UNA POSICIÓN CLARA
Cuando un alma ha llegado realmente al conocimiento de Dios, o más bien a ser conocida de Él, se siente atraída hacia las cosas celestiales por su unión con Cristo, no tiene ningún deseo de participar en el sistema u orden de cosas del mundo y bien puede pensar: ¿sería posible que yo retornara a tan débiles y miserables principios? Un hombre que ha venido a ser hijo de Dios, que tiene la vida, la vida eterna en Cristo, que es identificado con la Cabeza Glorificada (verdad que le ha sido revelada por la Palabra y el Espíritu), ¿podría, acaso, tener intereses en el mundo, habiendo conocido a Dios? Si vemos, por ejemplo, a un niño comiendo una fruta medio podrida y ácida en un huerto, mientras tiene a su lado un árbol cargado de las más sabrosas frutas, deduciremos forzosamente de ello que aquel niño no sabe lo que es una buena fruta, ni las conoce. Del mismo modo, si el corazón del hombre se apega a cualquiera de los componentes del orden de cosas de este mundo, nos preguntaremos: ¿cabe pensar que haya conocido a Dios?
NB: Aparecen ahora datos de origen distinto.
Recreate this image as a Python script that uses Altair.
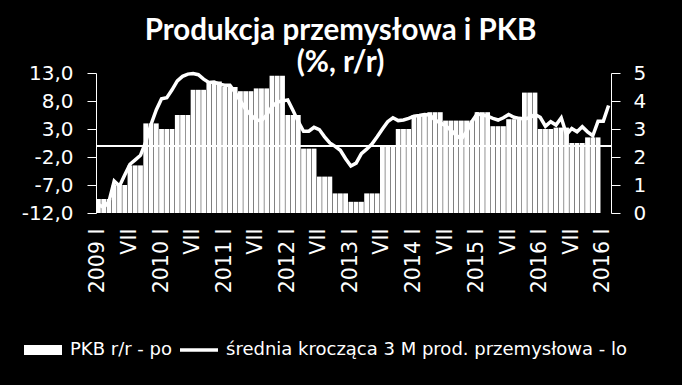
import altair as alt
import pandas as pd

# PKB r/r (quarterly, 2009 Q1 - 2016 Q4), right axis
gdp_quarterly = [0.5, 1.0, 1.7, 3.2,
                 3.0, 3.5, 4.4, 4.7,
                 4.5, 4.35, 4.45, 4.9,
                 3.5, 2.3, 1.3, 0.7,
                 0.4, 0.7, 2.4, 3.0,
                 3.5, 3.6, 3.3, 3.3,
                 3.6, 3.1, 3.35, 4.3,
                 3.0, 3.05, 2.5, 2.7]

# 3M moving average of industrial production (monthly, Jan 2009 - Feb 2017), left axis
ip_3m = [-10.5, -11.0, -10.0, -6.3, -7.2, -5.2, -3.3, -2.5, -1.7, 0.7, 3.8, 6.4,
         8.4, 8.6, 10.0, 11.6, 12.4, 12.8, 12.9, 12.7, 11.9, 11.3, 11.4, 11.0,
         10.8, 10.8, 9.5, 8.0, 6.5, 5.5, 4.6, 4.5, 5.5, 7.0, 7.8, 8.0,
         8.2, 6.3, 4.3, 2.6, 2.6, 3.3, 2.9, 1.6, 0.5, -0.1, -0.8, -2.3,
         -3.6, -3.1, -1.4, -0.6, 0.3, 1.6, 3.0, 4.3, 5.0, 4.5, 4.6, 4.9,
         5.3, 5.4, 5.6, 5.5, 4.6, 4.1, 3.6, 2.8, 1.9, 1.2, 2.5, 4.3,
         5.7, 5.5, 5.3, 4.9, 4.6, 5.0, 5.6, 5.1, 4.9, 4.8, 5.0, 5.6,
         5.1, 3.5, 4.3, 3.7, 5.0, 2.0, 3.1, 2.5, 3.4, 2.5, 1.8, 4.4,
         4.4, 7.2]

tick_labels = ["2009 I", "VII", "2010 I", "VII", "2011 I", "VII", "2012 I", "VII",
               "2013 I", "VII", "2014 I", "VII", "2015 I", "VII", "2016 I", "VII",
               "2016 I"]

left_ticks = [-12, -7, -2, 3, 8, 13]
right_ticks = [0, 1, 2, 3, 4, 5]

series_names = ["PKB r/r - po", "średnia krocząca 3 M prod. przemysłowa - lo"]

n = len(ip_3m)
gdp_monthly = [v for v in gdp_quarterly for _ in range(3)]
gdp_col = gdp_monthly + [None] * (n - len(gdp_monthly))
df = pd.DataFrame({"m": list(range(n)), "ip": ip_3m, "gdp": gdp_col})
legend_df = pd.DataFrame({"series": series_names})

label_array = "[" + ",".join("'" + t + "'" for t in tick_labels) + "]"

x_axis = alt.Axis(
    values=list(range(0, n, 6)),
    labelExpr=label_array + "[floor(datum.value / 6)]",
    labelAngle=-90,
    labelColor="white",
    labelFont="DejaVu Sans",
    labelFontSize=20.5,
    labelPadding=15,
    labelOverlap=False,
    ticks=False,
    domain=False,
    title=None,
    grid=False,
)
x_enc = alt.X("m:O", scale=alt.Scale(paddingInner=0.08, paddingOuter=0), axis=x_axis)

left_axis = alt.Axis(
    orient="left",
    values=left_ticks,
    labelExpr="(datum.value < 0 ? '-' : '') + abs(datum.value) + ',0'",
    title=None,
    grid=False,
    domainColor="white",
    tickColor="white",
    tickSize=9,
    labelColor="white",
    labelFont="DejaVu Sans",
    labelFontSize=20,
    labelPadding=14,
    labelOverlap=False,
    labelBound=False,
)
left_scale = alt.Scale(domain=[-12, 13], nice=False, zero=False)

bars = alt.Chart(df).transform_filter("isValid(datum.gdp)").mark_bar(color="white").encode(
    x=x_enc,
    y=alt.Y(
        "gdp:Q",
        scale=alt.Scale(domain=[0, 5], nice=False, zero=True),
        axis=alt.Axis(
            orient="right",
            values=right_ticks,
            format="d",
            title=None,
            grid=False,
            domainColor="white",
            tickColor="white",
            tickSize=9,
            labelColor="white",
            labelFont="DejaVu Sans",
            labelFontSize=20,
            labelPadding=13,
            labelOverlap=False,
        ),
    ),
)

line = alt.Chart(df).mark_line(color="white", strokeWidth=3.5).encode(
    x=x_enc,
    y=alt.Y("ip:Q", scale=left_scale, axis=left_axis),
)

zero_rule = alt.Chart(df).mark_rule(color="white", strokeWidth=1).encode(
    y=alt.Y(datum=0, scale=left_scale, axis=left_axis)
)

rect_path = "M-1,-0.263L1,-0.263L1,0.263L-1,0.263Z"
line_path = "M-1,-0.092L1,-0.092L1,0.092L-1,0.092Z"

legend_layer = alt.Chart(legend_df).transform_filter("false").mark_point(
    filled=True, color="white", opacity=1
).encode(
    shape=alt.Shape(
        "series:N",
        scale=alt.Scale(domain=series_names, range=[rect_path, line_path]),
        legend=alt.Legend(
            title=None,
            orient="none",
            legendX=-72,
            legendY=258,
            direction="horizontal",
            symbolSize=1444,
            symbolFillColor="white",
            symbolStrokeColor="white",
            symbolStrokeWidth=0,
            symbolOpacity=1,
            labelColor="white",
            labelFont="DejaVu Sans",
            labelFontSize=18,
            labelOffset=8,
            columnPadding=8,
            labelLimit=600,
        ),
    )
)

left = alt.layer(line, zero_rule, legend_layer)

chart = alt.layer(bars, left).resolve_scale(y="independent").properties(
    width=515,
    height=140,
    padding={"left": 96, "top": 73, "right": 71, "bottom": 172},
    autosize=alt.AutoSizeParams(type="none"),
    title=alt.TitleParams(
        text=["Produkcja przemysłowa i PKB", "(%, r/r)"],
        font="Lato",
        fontWeight="bold",
        fontSize=29.5,
        lineHeight=32,
        color="white",
        anchor="middle",
        frame="group",
        dx=-13,
        offset=-15,
    ),
).configure(background="black").configure_view(stroke=None).configure_axis(
    labelOverlap=False
)

chart.save("out.html", embed_options={"renderer": "svg", "actions": False})
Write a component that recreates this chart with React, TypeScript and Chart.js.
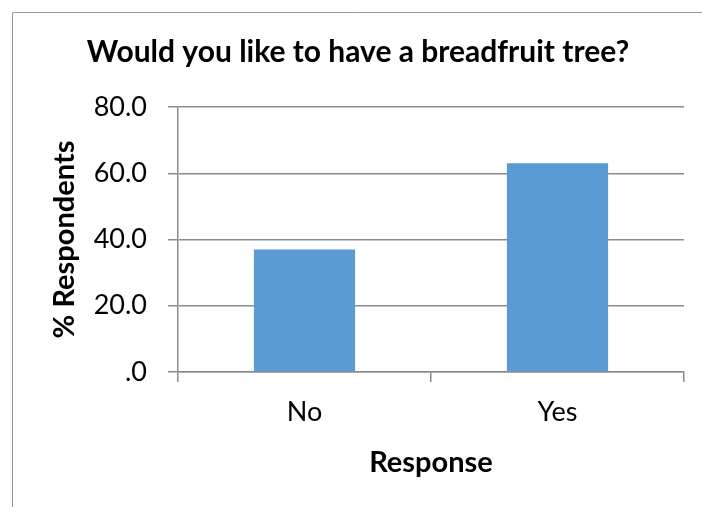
import { useEffect, useRef } from "react";
import { Chart, registerables } from "chart.js";

Chart.register(...registerables);

const categories = ["No", "Yes"];
const respondentsPct = [37.0, 63.0];
const yTickValues = [0, 20, 40, 60, 80];
const chartTitle = "Would you like to have a breadfruit tree?";
const xAxisTitle = "Response";
const yAxisTitle = "% Respondents";

const FONT = "Lato, 'Open Sans', sans-serif";
const GRID = "#8c8c8c";
const BAR = "#5B9BD5";

function formatTick(v: number): string {
  return v === 0 ? ".0" : v.toFixed(1);
}

export default function App() {
  const ref = useRef<HTMLCanvasElement>(null);

  useEffect(() => {
    document.body.style.margin = "0";
    const frame = {
      id: "frame",
      beforeDraw(chart: any) {
        const ctx = chart.ctx;
        ctx.save();
        ctx.fillStyle = "#ffffff";
        ctx.fillRect(0, 0, chart.width, chart.height);
        ctx.strokeStyle = "#999999";
        ctx.lineWidth = 1;
        ctx.beginPath();
        ctx.moveTo(12.5, chart.height);
        ctx.lineTo(12.5, 12.5);
        ctx.lineTo(chart.width, 12.5);
        ctx.stroke();
        ctx.restore();
      },
    };
    const chart = new Chart(ref.current as HTMLCanvasElement, {
      type: "bar",
      data: {
        labels: categories,
        datasets: [
          {
            data: respondentsPct,
            backgroundColor: BAR,
            categoryPercentage: 1,
            barPercentage: 0.4,
          },
        ],
      },
      plugins: [frame],
      options: {
        responsive: false,
        animation: false,
        layout: { padding: { left: 32, right: 18, top: 0, bottom: 0 } },
        plugins: {
          legend: { display: false },
          tooltip: { enabled: false },
          title: {
            display: true,
            text: chartTitle,
            color: "#000",
            font: { family: FONT, size: 30, weight: "bold" },
            padding: { top: 34, bottom: 37 },
          },
        },
        scales: {
          x: {
            offset: true,
            grid: {
              display: true,
              drawOnChartArea: false,
              offset: true,
              color: GRID,
              tickLength: 10,
              lineWidth: 1.5,
            },
            border: { display: true, color: GRID, width: 1.5 },
            ticks: { color: "#000", font: { family: FONT, size: 27 }, padding: 14 },
            title: {
              display: true,
              text: xAxisTitle,
              color: "#000",
              font: { family: FONT, size: 29, weight: "bold" },
              padding: { top: 0, bottom: 27 },
            },
            afterFit(s: any) {
              s.height = 135;
            },
          },
          y: {
            min: 0,
            max: 80,
            afterBuildTicks(s: any) {
              s.ticks = yTickValues.map((v) => ({ value: v }));
            },
            ticks: {
              color: "#000",
              font: { family: FONT, size: 27 },
              padding: 21,
              callback: (v: any) => formatTick(Number(v)),
            },
            grid: { color: GRID, tickLength: 10, lineWidth: 1.5 },
            border: { display: true, color: GRID, width: 1.5 },
            title: {
              display: true,
              text: yAxisTitle,
              color: "#000",
              font: { family: FONT, size: 29, weight: "bold" },
              padding: { top: 15, bottom: 0 },
            },
            afterFit(s: any) {
              s.width = 146;
            },
          },
        },
      },
    });
    return () => chart.destroy();
  }, []);

  return <canvas ref={ref} width={702} height={507} style={{ display: "block" }} />;
}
Es por eso que las palabras de Dios no se nos presentan como mandamientos formales, tales como: No votarás, No recibirás honra de parte de este siglo malo, Sufrirás el oprobio todos los días de tu vida, etc., etc. Al contrario, nos son presentados de tal modo que el discípulo amante, cuyo corazón egoísta, siendo sometido a Cristo, sólo anhela conocer los pensamientos de su Señor, y pueda descubrir el secreto de los mismos. Viviendo así, reflejará con mayor fidelidad la persona de Cristo morando en él, como creyente librado de este presente siglo malo.
Ya no son los antiguos mandamientos de la ley mosaica: harás, no harás. Sin embargo, la voluntad de Dios puede discernirse perfecta, clara y fácilmente con tal que el ojo esté sencillo. Dios cuida maravillosamente de que un corazón que le ama pueda enterarse sin dificultad de ella, mientras que un corazón falto de sinceridad busca inevitablemente disculpas y escapatorias para caminar en una senda de maldad. Puede hallarse una aplicación de esta verdad en un familia. Imaginémonos a un hijo cariñoso, apegado a sus padres, obediente, que haga lo posible para conocer los propósitos y la conducta de su padre: tendrá el sentimiento de sus deberes, y todo le será fácil y natural. Pensemos ahora en otro hijo que se halla en las mismas condiciones, goza de los mismos privilegios y conoce bien los pensamientos e intentos de su padre o al menos tendría que conocerlos, pero se pone a obrar a su antojo y declara a su padre, al ser reprendido: «Yo no lo sabía, nunca me dijiste que no debía ir a tal o cual lugar».